The umbrella joke of the whole thing is, of course, that all this deadly serious warfare and political intrigue is being played out by two-foot-tall plastic puppets. No matter how you stand on America’s real foreign policy issues, I guarantee you will spend about 30 minutes of this movie’s running time laughing uproariously at the visual gags. Hand-to-hand combatants swing toward each other, flailing on their fishing line strings. The main character, a Broadway actor-turned-spy named Gary, takes a long, solitary motorcycle ride and the camera pulls back to reveal the model-sized bike on a real, full-sized road. A scene where Gary hits rock bottom in an alley behind a bar generated extended screams of laughter not heard in theaters since “Jackass: The Movie.”

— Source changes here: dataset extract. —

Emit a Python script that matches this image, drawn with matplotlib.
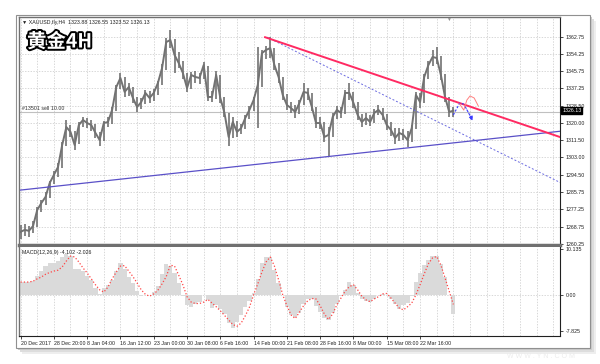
import numpy as np
import matplotlib
matplotlib.use("Agg")
import matplotlib.pyplot as plt
from matplotlib.patches import Rectangle
from matplotlib.transforms import blended_transform_factory
import matplotlib.patheffects as pe

plt.rcParams["font.family"] = ["Liberation Sans", "DejaVu Sans"]

# Gold H4, sampled every 4 bars (bar index = 4 * k)
close = [1266.1, 1267.1, 1266.6, 1269.0, 1276.9, 1280.4, 1283.4, 1290.3, 1294.3, 1298.2,
         1309.1, 1318.0, 1315.6, 1309.1, 1319.0, 1321.5, 1320.0, 1319.0, 1315.1, 1311.6,
         1320.0, 1320.5, 1326.5, 1337.8, 1342.3, 1335.4, 1337.8, 1332.4, 1327.9, 1330.4,
         1334.9, 1332.4, 1334.9, 1339.8, 1347.2, 1360.1, 1361.1, 1353.7, 1349.7, 1344.8,
         1337.3, 1343.8, 1342.8, 1342.3, 1348.7, 1332.9, 1332.9, 1343.8, 1332.4, 1325.0,
         1313.1, 1320.5, 1315.6, 1317.5, 1322.5, 1326.5, 1331.4, 1338.8, 1354.6, 1356.2,
         1357.1, 1348.7, 1342.8, 1333.9, 1328.9, 1327.4, 1325.5, 1329.9, 1335.4, 1334.9,
         1327.9, 1320.0, 1320.0, 1313.1, 1314.1, 1323.0, 1326.5, 1325.0, 1334.9, 1334.9,
         1329.9, 1324.0, 1320.5, 1322.5, 1320.5, 1325.0, 1326.5, 1324.0, 1319.0, 1316.6,
         1312.6, 1315.1, 1314.1, 1311.6, 1317.5, 1333.9, 1330.4, 1342.8, 1348.7, 1352.7,
         1352.2, 1343.8, 1332.9, 1325.5, 1326.1]
high = [1269.5, 1269.8, 1269.0, 1271.5, 1278.5, 1282.0, 1285.6, 1291.5, 1296.0, 1300.0,
        1310.5, 1321.5, 1319.2, 1316.0, 1320.4, 1323.0, 1322.6, 1321.4, 1319.5, 1315.8,
        1321.2, 1323.0, 1328.0, 1339.0, 1345.0, 1343.0, 1340.0, 1338.0, 1333.0, 1332.4,
        1336.2, 1336.0, 1337.0, 1341.0, 1349.0, 1362.0, 1366.0, 1361.5, 1355.0, 1350.5,
        1345.0, 1345.5, 1346.0, 1345.0, 1350.4, 1348.0, 1336.0, 1346.0, 1344.0, 1332.8,
        1325.0, 1322.8, 1321.0, 1319.6, 1324.0, 1328.2, 1333.0, 1357.5, 1356.0, 1358.0,
        1362.5, 1357.0, 1349.5, 1343.0, 1334.5, 1330.5, 1329.0, 1331.5, 1340.0, 1337.5,
        1335.0, 1328.0, 1322.8, 1320.5, 1318.0, 1324.8, 1328.5, 1328.0, 1336.5, 1340.0,
        1335.5, 1330.5, 1324.6, 1325.0, 1323.8, 1327.0, 1329.0, 1327.5, 1324.6, 1320.5,
        1317.5, 1317.6, 1317.0, 1316.0, 1319.0, 1335.5, 1335.0, 1344.5, 1350.5, 1356.0,
        1357.5, 1353.0, 1344.5, 1333.0, 1328.0]
low = [1262.5, 1264.0, 1263.8, 1265.5, 1268.5, 1275.8, 1279.5, 1283.0, 1289.6, 1293.5,
       1297.8, 1308.5, 1313.0, 1306.8, 1309.5, 1317.8, 1317.5, 1316.2, 1312.4, 1308.7,
       1311.0, 1318.0, 1319.6, 1326.0, 1336.8, 1333.0, 1333.5, 1330.0, 1325.6, 1326.8,
       1329.5, 1329.8, 1331.0, 1334.0, 1339.0, 1346.5, 1357.0, 1345.0, 1347.0, 1342.0,
       1335.5, 1337.0, 1340.0, 1339.5, 1341.8, 1331.0, 1330.5, 1332.0, 1330.0, 1323.2,
       1308.5, 1312.5, 1313.0, 1314.5, 1316.8, 1321.8, 1325.8, 1317.5, 1338.0, 1351.5,
       1352.0, 1346.5, 1340.0, 1331.5, 1326.5, 1324.8, 1322.5, 1324.6, 1329.0, 1331.5,
       1325.8, 1317.5, 1317.0, 1310.5, 1303.0, 1313.0, 1322.0, 1322.4, 1324.5, 1331.5,
       1327.2, 1321.5, 1318.0, 1319.0, 1318.5, 1319.8, 1323.8, 1321.5, 1316.6, 1313.5,
       1309.5, 1311.0, 1311.4, 1308.0, 1310.5, 1317.0, 1327.5, 1330.0, 1342.0, 1348.0,
       1349.0, 1341.5, 1330.5, 1322.8, 1323.2]

macd_hist = [3.0, 3.0, 3.0, 3.2, 4.3, 5.4, 6.4, 7.0, 7.1, 7.5,
             8.3, 9.1, 8.5, 5.8, 5.7, 5.3, 4.3, 3.3, 1.6, 0.2,
             1.6, 2.2, 3.4, 5.3, 7.0, 5.8, 4.0, 2.7, 0.9, -0.1,
             0.0, 0.1, 0.7, 2.0, 4.7, 6.8, 6.5, 4.9, 2.8, -0.2,
             -2.2, -2.6, -1.9, -1.4, 0.1, -1.0, -2.8, -2.2, -3.0, -4.2,
             -6.0, -7.2, -5.8, -4.3, -2.5, -1.2, 0.5, 3.6, 7.0, 8.3,
             8.3, 5.5, 2.8, 0.1, -2.6, -4.3, -4.8, -3.8, -2.0, -0.8,
             -0.9, -2.3, -3.7, -5.0, -5.4, -3.9, -2.0, -0.2, 1.2, 2.9,
             2.2, 0.4, -0.8, -1.3, -1.4, -0.8, 0.0, 0.3, 0.1, -0.8,
             -2.0, -3.0, -2.1, -1.7, -0.2, 3.0, 4.8, 6.6, 7.8, 8.5,
             8.5, 6.8, 4.1, 0.0, -4.1]
macd_signal = [2.9, 2.9, 2.9, 3.1, 3.6, 4.0, 4.6, 5.0, 5.3, 5.5,
               6.2, 7.5, 8.6, 8.4, 7.3, 6.0, 4.9, 3.6, 2.3, 1.2,
               0.7, 1.8, 3.6, 5.1, 6.4, 6.5, 5.3, 4.1, 2.7, 1.2,
               0.2, -0.2, 0.3, 1.1, 2.5, 4.1, 6.6, 6.4, 4.4, 2.3,
               -0.3, -1.5, -1.8, -1.8, -1.5, -0.9, -1.7, -2.5, -3.4, -4.4,
               -5.4, -6.4, -6.8, -6.1, -4.5, -2.6, 0.1, 2.5, 5.1, 7.3,
               8.4, 6.4, 3.4, 0.1, -2.3, -4.3, -5.1, -3.7, -2.3, -1.2,
               -0.7, -0.8, -2.3, -4.1, -5.3, -4.1, -2.1, -0.6, 0.9, 1.9,
               2.3, 1.2, -0.2, -1.0, -1.4, -0.8, -0.3, 0.3, 0.4, -0.6,
               -1.7, -2.8, -3.2, -2.5, -1.7, 0.1, 2.3, 4.7, 6.9, 8.2,
               8.5, 6.6, 3.8, 0.9, -2.0]

# trend lines: (bar, price) anchors
red_line_bars = [235, 520]
red_line_prices = [1362.5, 1312.8]
blue_dot_bars = [237, 520]
blue_dot_prices = [1362.5, 1290.2]
blue_line_bars = [0, 520]
blue_line_prices = [1286.8, 1316.0]
# hand-drawn projection
proj_bars = [416, 422, 426, 436]
proj_prices = [1324.0, 1329.8, 1329.4, 1319.9]
wave_bars = [422, 426, 429, 432, 436, 440]
wave_prices = [1329.4, 1326.4, 1331.4, 1333.4, 1332.4, 1328.4]

price_ticks = [1260.25, 1268.75, 1277.25, 1285.75, 1294.50, 1303.00, 1311.50,
               1320.00, 1328.50, 1337.25, 1345.75, 1354.25, 1362.75]
date_labels = ["20 Dec 2017", "28 Dec 20:00", "8 Jan 04:00", "16 Jan 12:00",
               "23 Jan 00:00", "30 Jan 08:00", "6 Feb 16:00", "14 Feb 00:00",
               "21 Feb 08:00", "28 Feb 16:00", "8 Mar 00:00", "15 Mar 08:00",
               "22 Mar 16:00"]
bid = 1326.13
order_price = 1325.6

bars = np.arange(len(close)) * 4
W, H = 600, 364
small = 3.8

fig = plt.figure(figsize=(6, 3.64), dpi=100)
fig.patch.set_facecolor("white")


def px(x0, y0, x1, y1):
    return (x0 / W, 1 - y1 / H, (x1 - x0) / W, (y1 - y0) / H)


# window frame with soft shadow
for off, col in [(6, "#eeeeee"), (4, "#dddddd"), (2, "#cccccc")]:
    l, b, w, h = px(16 + off, 15 + off, 590 + off, 348 + off)
    fig.add_artist(Rectangle((l, b), w, h, transform=fig.transFigure,
                             fc=col, ec="none", zorder=-3))
l, b, w, h = px(16, 15, 590, 348)
fig.add_artist(Rectangle((l, b), w, h, transform=fig.transFigure,
                         fc="white", ec="#909090", lw=0.8, zorder=-2))

ax = fig.add_axes(px(19, 17, 560, 245))
ax2 = fig.add_axes(px(19, 247, 560, 336), sharex=ax)

grid_kw = dict(color="#c8c8c8", lw=0.5, ls=(0, (2, 2)))
xmin, xmax = -1.5, 518.5

# ---- price panel
for t in np.arange(0, 520, 16):
    ax.axvline(t, zorder=0, **grid_kw)
    ax2.axvline(t, zorder=0, **grid_kw)
for p in price_ticks:
    ax.axhline(p, zorder=0, **grid_kw)

ax.axhline(order_price, color="#c0c0c0", lw=0.8, zorder=1)
ax.vlines(bars, low, high, color="#727272", lw=1.2, zorder=2)
ax.plot(bars, close, color="#727272", lw=1.4, zorder=2)

ax.plot(blue_line_bars, blue_line_prices, color="#5a50c8", lw=0.9, zorder=3)
ax.plot(blue_dot_bars, blue_dot_prices, color="#6a6ae0", lw=0.7,
        ls=(0, (2, 2)), zorder=3)
ax.plot(red_line_bars, red_line_prices, color="#ff2a62", lw=1.4, zorder=3)
ax.plot(proj_bars[:-1], proj_prices[:-1], color="#3a3aff", lw=0.8,
        ls=(0, (2, 1.5)), zorder=4)
ax.annotate("", xy=(proj_bars[-1], proj_prices[-1]),
            xytext=(proj_bars[-2], proj_prices[-2]),
            arrowprops=dict(arrowstyle="-|>", color="#3a3aff", lw=0.8,
                            ls=(0, (2, 1.5)), mutation_scale=6), zorder=4)
ax.plot(wave_bars, wave_prices, color="#ff8080", lw=0.7, zorder=4)

ax.set_xlim(xmin, xmax)
ax.set_ylim(1259.6, 1372.5)
ax.yaxis.tick_right()
ax.set_yticks(price_ticks)
ax.set_yticklabels([f"{p:.2f}" for p in price_ticks], fontsize=small, color="#202020")
ax.tick_params(axis="y", length=2, width=0.5, pad=2)
ax.tick_params(axis="x", length=0, labelbottom=False)
for s in ["left", "top"]:
    ax.spines[s].set_color("#707070")
    ax.spines[s].set_linewidth(1.0)
ax.spines["right"].set_color("#202020")
ax.spines["right"].set_linewidth(0.8)
ax.spines["bottom"].set_color("#707070")
ax.spines["bottom"].set_linewidth(2.5)

tr = blended_transform_factory(ax.transAxes, ax.transData)
ax.text(1.004, bid, f"{bid:.2f}", transform=tr, fontsize=small, color="white",
        va="center", ha="left",
        bbox=dict(boxstyle="square,pad=0.15", fc="black", ec="black"))
ax.text(0.005, order_price + 0.6, "#13501 sell 10.00", transform=tr,
        fontsize=small, color="#303030", va="bottom", ha="left")
ax.text(0.006, 0.988, "\u25BC XAUUSD,fly,H4  1323.88 1326.55 1323.52 1326.13",
        transform=ax.transAxes, fontsize=small, color="#202020", va="top", ha="left")
ax.text(0.794, 1.0, "\u25BC", transform=ax.transAxes, fontsize=3.5, color="#909090",
        va="top", ha="center")

# ---- MACD panel
ax2.axhline(0, zorder=0, **grid_kw)
ax2.bar(bars, macd_hist, width=4, color="#dadada", ec="none", zorder=1)
ax2.plot(bars, macd_signal, color="#ff4545", lw=0.9, ls=(0, (1, 1.6)), zorder=2)
ax2.set_ylim(-8.92, 10.58)
ax2.yaxis.tick_right()
ax2.set_yticks([10.135, 0.0, -7.825])
ax2.set_yticklabels(["10.135", "0.00", "-7.825"], fontsize=small, color="#202020")
ax2.tick_params(axis="y", length=2, width=0.5, pad=2)
ax2.set_xticks(np.arange(len(date_labels)) * 32)
ax2.set_xticklabels(date_labels, fontsize=small, color="#202020", ha="left")
ax2.tick_params(axis="x", length=2, width=0.5, pad=1.5)
ax2.spines["top"].set_visible(False)
ax2.spines["left"].set_color("#707070")
ax2.spines["left"].set_linewidth(1.0)
for s in ["right", "bottom"]:
    ax2.spines[s].set_color("#202020")
    ax2.spines[s].set_linewidth(0.8)
ax2.text(0.006, 0.97, "MACD(12,26,9) -4.102 -2.026", transform=ax2.transAxes,
         fontsize=small, color="#202020", va="top", ha="left")

# title
fig.text(27 / W, 1 - 42 / H, "黄金4H", fontsize=14, fontweight="bold",
         family=["Noto Sans CJK SC", "DejaVu Sans"], color="white",
         va="center", ha="left",
         path_effects=[pe.Stroke(linewidth=2.8, foreground="black"), pe.Normal()])
fig.text(575 / W, 1 - 356 / H, "W W W . Y N . C O M", fontsize=5, color="#ececec",
         ha="right", va="center")

fig.savefig("out.png", dpi=100, facecolor="white")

The rest of the movie’s humor requires more cognitive effort, and will undoubtedly be viewed as anything but funny by at least half the nation’s populace. For all their gross-out exploitative self-indulgences, Parker and Stone have a definite message to sell, and anyone who leans ever so slightly to the left had better be prepared for some hits below the belt. Their sendups of the liberal Hollywood elite like Tim Robbins and Alec Baldwin are tame enough, but Michael Moore is portrayed as a boorish hot dog-chomping suicide bomber, and all non-American nationalities are purposefully as un-P.C. as they can possibly get. Plus, Gary clearly delivers the the film’s message itself in a critical speech at the climax, but it uses at least five more words that are unprintable in a family newspaper.

Then there’s the sex. The Motion Picture Association of America threatened to give “Team America” an NC-17 rating unless the filmmakers cut out some of the graphic puppet sex scenes. Based on the version that’s currently in theaters, I’m guessing they didn’t mess with the very graphic and very lengthy heterosexual sequence. On the other hand…

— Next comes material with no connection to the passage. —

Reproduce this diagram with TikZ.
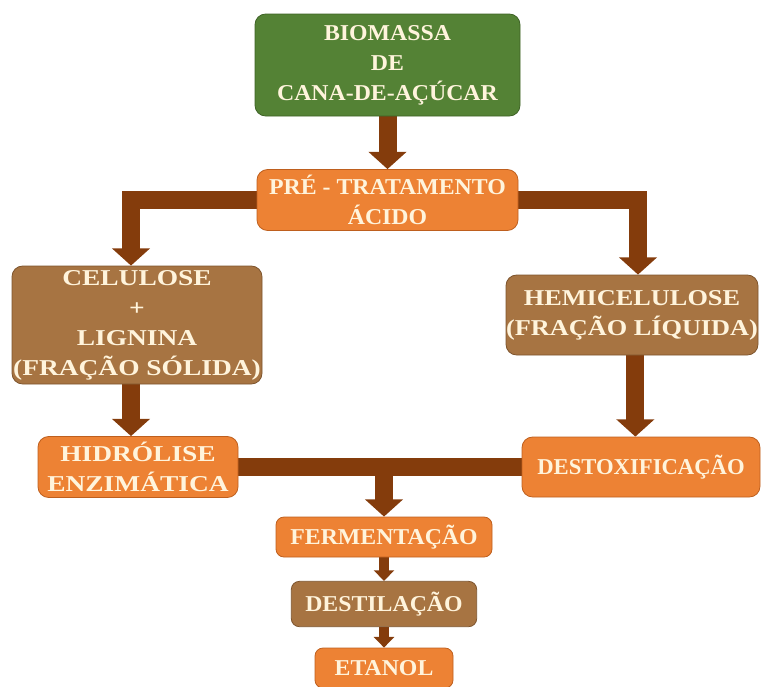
\documentclass[tikz,border=0pt]{standalone}
\usepackage{fontspec}
\setmainfont{Liberation Serif}
\newfontfamily\stagefont{Liberation Serif}[FakeStretch=1.05]
\newfontfamily\widefont{Liberation Serif}[FakeStretch=1.21]
\newfontfamily\hemifont{Liberation Serif}[FakeStretch=1.16]
\usetikzlibrary{positioning,arrows.meta,backgrounds}
\definecolor{canegreen}{RGB}{84,130,53}
\definecolor{canegreenline}{RGB}{62,98,38}
\definecolor{stageorange}{RGB}{237,130,52}
\definecolor{stageorangeline}{RGB}{190,95,30}
\definecolor{fracbrown}{RGB}{167,116,66}
\definecolor{fracbrownline}{RGB}{125,84,45}
\definecolor{flowbrown}{RGB}{132,60,12}
\definecolor{labelcream}{RGB}{255,244,220}

\tikzset{
  stage/.style={rectangle, rounded corners=8pt, draw=stageorangeline, line width=0.6pt,
    fill=stageorange, text=labelcream, align=center, inner sep=0pt,
    font=\stagefont\bfseries\fontsize{17}{22.5}\selectfont},
  widetext/.style={font=\widefont\bfseries\fontsize{17}{22.5}\selectfont},
  rawbox/.style={stage, fill=canegreen, draw=canegreenline},
  fracbox/.style={stage, fill=fracbrown, draw=fracbrownline},
  flow/.style={draw=flowbrown, line width=13.5pt,
    -{Triangle[width=28pt,length=13pt]}, flowbrown},
  bar/.style={draw=flowbrown, line width=13.5pt},
  smallflow/.style={draw=flowbrown, line width=7pt,
    -{Triangle[width=15pt,length=8pt]}, flowbrown}
}

\begin{document}
\begin{tikzpicture}[x=0.75pt,y=-0.75pt]
\useasboundingbox (0,0) rectangle (763,686);
\clip (0,0) rectangle (763,686);
% Raw material and pretreatment
\node[rawbox, minimum width=198.75pt, minimum height=76.5pt] (biomassa) at (387.5,65)
  {BIOMASSA\\DE\\CANA-DE-AÇÚCAR};
\node[stage, minimum width=195.75pt, minimum height=45.75pt] (pretrat) at (387.5,200)
  {PRÉ - TRATAMENTO\\ÁCIDO};
% Fractions
\node[fracbox, widetext, minimum width=187.5pt, minimum height=88.5pt] (celulose) at (137,325)
  {CELULOSE\\+\\LIGNINA\\(FRAÇÃO SÓLIDA)};
\node[fracbox, font=\hemifont\bfseries\fontsize{17}{22.5}\selectfont,
  minimum width=189pt, minimum height=60pt] (hemi) at (632,315)
  {HEMICELULOSE\\(FRAÇÃO LÍQUIDA)};
% Processing of each fraction
\node[stage, widetext, minimum width=150pt, minimum height=45.75pt] (hidrolise) at (138,467)
  {HIDRÓLISE\\ENZIMÁTICA};
\node[stage, font=\bfseries\fontsize{17}{22.5}\selectfont,
  minimum width=178.5pt, minimum height=45pt] (destox) at (641,467)
  {DESTOXIFICAÇÃO};
% Final steps
\node[stage, rounded corners=6pt, minimum width=162pt, minimum height=30pt] (ferment) at (384,537)
  {FERMENTAÇÃO};
\node[fracbox, rounded corners=6pt, minimum width=139pt, minimum height=34pt] (destil) at (384,604)
  {DESTILAÇÃO};
\node[stage, rounded corners=6pt, minimum width=103.5pt, minimum height=30pt] (etanol) at (384,668)
  {ETANOL};
\coordinate (join) at (ferment.north |- hidrolise.east);

% Arrows
\begin{scope}[on background layer]
\draw[flow] (biomassa.south) -- (pretrat.north);
\draw[flow] (pretrat.west) -| ([xshift=-4.5pt]celulose.north);
\draw[flow] (pretrat.east) -| ([xshift=4.5pt]hemi.north);
\draw[flow] ([xshift=-4.5pt]celulose.south) -- ([xshift=-4.5pt]celulose.south |- hidrolise.north);
\draw[flow] ([xshift=2.5pt]hemi.south) -- ([xshift=2.5pt]hemi.south |- destox.north);
\draw[bar] (hidrolise.east) -- (destox.west);
\draw[flow] ([yshift=6.75pt]join) -- (ferment.north);
\draw[smallflow] (ferment.south) -- (destil.north);
\draw[smallflow] (destil.south) -- (etanol.north);
\end{scope}
\end{tikzpicture}
\end{document}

I will caution everyone to think twice before paying to see “Team America: World Police.” If you don’t appreciate stupid sight gags, if you’re a Michael Moore fan, if you have a weak stomach or just can’t take a joke, put your wallet away. Then go rent some back episodes of “South Park,” sit down and actually watch them, and decide for yourself if these guys are wickedly astute or just plain horrible human beings.

“Team America: World Police”

Rated R for graphic, crude and sexual humor; violent images; and strong language; all involving puppets

Starring: Voices of Trey Parker and Matt Stone

Directed by: Trey Parker

Length: One hour 45 minutes

Now playing at: Astoria Gateway Cinemas, Cannes Cinema Center in Seaside

Short take: The creators of “South Park” take on action thrillers, Hollywood liberals, gung-ho commandos and terrorists worldwide as they skewer every political faction in an all-marionette knee-slapper.

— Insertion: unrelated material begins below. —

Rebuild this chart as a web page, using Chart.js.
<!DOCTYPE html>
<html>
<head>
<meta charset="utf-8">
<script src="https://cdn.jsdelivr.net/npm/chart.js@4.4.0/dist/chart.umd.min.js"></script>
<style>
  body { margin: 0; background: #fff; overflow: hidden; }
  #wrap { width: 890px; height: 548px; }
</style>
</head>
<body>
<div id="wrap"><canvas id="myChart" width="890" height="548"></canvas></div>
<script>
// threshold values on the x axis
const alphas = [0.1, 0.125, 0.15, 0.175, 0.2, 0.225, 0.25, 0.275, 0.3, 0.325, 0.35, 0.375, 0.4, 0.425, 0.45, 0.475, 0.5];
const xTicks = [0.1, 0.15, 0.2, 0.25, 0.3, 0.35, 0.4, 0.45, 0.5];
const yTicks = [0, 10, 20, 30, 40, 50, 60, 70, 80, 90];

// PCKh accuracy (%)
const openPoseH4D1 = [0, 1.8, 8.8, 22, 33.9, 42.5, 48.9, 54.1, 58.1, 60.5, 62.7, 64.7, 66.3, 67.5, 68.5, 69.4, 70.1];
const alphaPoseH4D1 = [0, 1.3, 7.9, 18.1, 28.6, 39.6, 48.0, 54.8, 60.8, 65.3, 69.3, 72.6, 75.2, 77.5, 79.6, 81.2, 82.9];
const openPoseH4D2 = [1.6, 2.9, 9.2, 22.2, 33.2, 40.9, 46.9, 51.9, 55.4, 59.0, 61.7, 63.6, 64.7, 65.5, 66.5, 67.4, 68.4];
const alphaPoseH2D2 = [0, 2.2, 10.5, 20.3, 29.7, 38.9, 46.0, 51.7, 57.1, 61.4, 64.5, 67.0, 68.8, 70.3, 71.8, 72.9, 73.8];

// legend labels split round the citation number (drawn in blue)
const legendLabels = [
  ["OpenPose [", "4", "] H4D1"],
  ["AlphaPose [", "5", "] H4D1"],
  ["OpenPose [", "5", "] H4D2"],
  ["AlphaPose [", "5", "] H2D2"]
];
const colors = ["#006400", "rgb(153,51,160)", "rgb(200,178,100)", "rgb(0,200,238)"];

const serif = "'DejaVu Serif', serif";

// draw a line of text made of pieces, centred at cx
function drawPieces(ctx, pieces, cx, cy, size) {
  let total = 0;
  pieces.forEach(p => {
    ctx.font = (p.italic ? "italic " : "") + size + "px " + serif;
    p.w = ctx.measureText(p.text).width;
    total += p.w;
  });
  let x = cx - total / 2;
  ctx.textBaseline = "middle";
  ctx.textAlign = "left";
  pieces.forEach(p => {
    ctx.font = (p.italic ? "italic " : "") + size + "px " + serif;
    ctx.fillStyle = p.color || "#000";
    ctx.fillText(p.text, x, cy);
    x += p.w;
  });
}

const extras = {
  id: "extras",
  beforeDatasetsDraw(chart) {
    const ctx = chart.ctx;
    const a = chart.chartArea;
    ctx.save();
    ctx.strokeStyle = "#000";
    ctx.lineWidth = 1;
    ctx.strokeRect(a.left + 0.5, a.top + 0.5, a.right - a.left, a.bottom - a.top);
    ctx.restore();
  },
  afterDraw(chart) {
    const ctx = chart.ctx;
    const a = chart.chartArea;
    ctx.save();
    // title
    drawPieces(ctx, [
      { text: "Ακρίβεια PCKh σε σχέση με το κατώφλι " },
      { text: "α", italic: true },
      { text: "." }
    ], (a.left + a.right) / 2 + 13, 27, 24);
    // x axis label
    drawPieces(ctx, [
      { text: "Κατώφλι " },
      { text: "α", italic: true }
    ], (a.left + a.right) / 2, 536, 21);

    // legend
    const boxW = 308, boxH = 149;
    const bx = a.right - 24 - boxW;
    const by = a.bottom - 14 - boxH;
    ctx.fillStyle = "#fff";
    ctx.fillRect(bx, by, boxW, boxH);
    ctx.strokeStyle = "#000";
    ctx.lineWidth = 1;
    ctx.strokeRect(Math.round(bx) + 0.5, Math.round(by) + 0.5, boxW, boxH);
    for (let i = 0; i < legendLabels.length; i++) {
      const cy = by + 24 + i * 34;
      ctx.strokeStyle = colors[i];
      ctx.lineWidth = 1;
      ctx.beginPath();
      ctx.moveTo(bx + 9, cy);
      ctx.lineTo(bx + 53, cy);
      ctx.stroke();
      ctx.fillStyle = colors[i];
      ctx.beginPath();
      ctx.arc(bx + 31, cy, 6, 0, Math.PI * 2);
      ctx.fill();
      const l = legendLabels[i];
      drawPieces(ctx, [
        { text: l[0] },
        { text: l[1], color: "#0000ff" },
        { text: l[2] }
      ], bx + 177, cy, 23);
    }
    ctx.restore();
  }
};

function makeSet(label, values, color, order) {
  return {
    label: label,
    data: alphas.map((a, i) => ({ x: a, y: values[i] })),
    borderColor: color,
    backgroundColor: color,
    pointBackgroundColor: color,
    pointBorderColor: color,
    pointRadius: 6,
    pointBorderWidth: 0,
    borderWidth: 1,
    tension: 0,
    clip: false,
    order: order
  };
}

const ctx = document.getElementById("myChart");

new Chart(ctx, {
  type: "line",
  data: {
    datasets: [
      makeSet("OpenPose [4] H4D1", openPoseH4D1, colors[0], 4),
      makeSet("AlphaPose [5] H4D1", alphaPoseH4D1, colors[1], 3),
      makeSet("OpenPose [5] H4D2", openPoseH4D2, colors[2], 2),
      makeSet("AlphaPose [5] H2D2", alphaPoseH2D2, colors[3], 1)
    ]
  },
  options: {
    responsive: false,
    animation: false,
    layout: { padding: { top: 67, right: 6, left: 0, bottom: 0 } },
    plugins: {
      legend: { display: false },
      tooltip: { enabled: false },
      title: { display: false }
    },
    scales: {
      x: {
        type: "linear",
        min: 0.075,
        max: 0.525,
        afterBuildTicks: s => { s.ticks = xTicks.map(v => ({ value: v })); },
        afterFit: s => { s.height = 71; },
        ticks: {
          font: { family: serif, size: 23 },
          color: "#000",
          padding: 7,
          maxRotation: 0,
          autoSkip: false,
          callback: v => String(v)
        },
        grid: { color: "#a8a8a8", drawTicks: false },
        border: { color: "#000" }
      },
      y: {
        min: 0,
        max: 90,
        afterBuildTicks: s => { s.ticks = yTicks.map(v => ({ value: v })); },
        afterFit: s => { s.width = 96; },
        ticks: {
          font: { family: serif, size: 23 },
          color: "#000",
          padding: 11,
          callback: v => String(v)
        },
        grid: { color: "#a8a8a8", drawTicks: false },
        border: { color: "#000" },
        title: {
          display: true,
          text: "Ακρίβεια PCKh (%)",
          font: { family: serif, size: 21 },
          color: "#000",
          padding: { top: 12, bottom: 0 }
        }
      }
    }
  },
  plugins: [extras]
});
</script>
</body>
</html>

Rating: Two and a half stars (out of four)

Movie trivia: Filmmakers Parker and Stone are quoted as creating “Team America” as “the perfect way to send up all those Jerry Bruckheimer movies.” What other recent big-budget movie did they consider spoofing at first?

Answer: Parker and Stone originally wanted to do a parody of “The Day After Tomorrow,” but ran into legal problems with the studio that owned the rights to the film.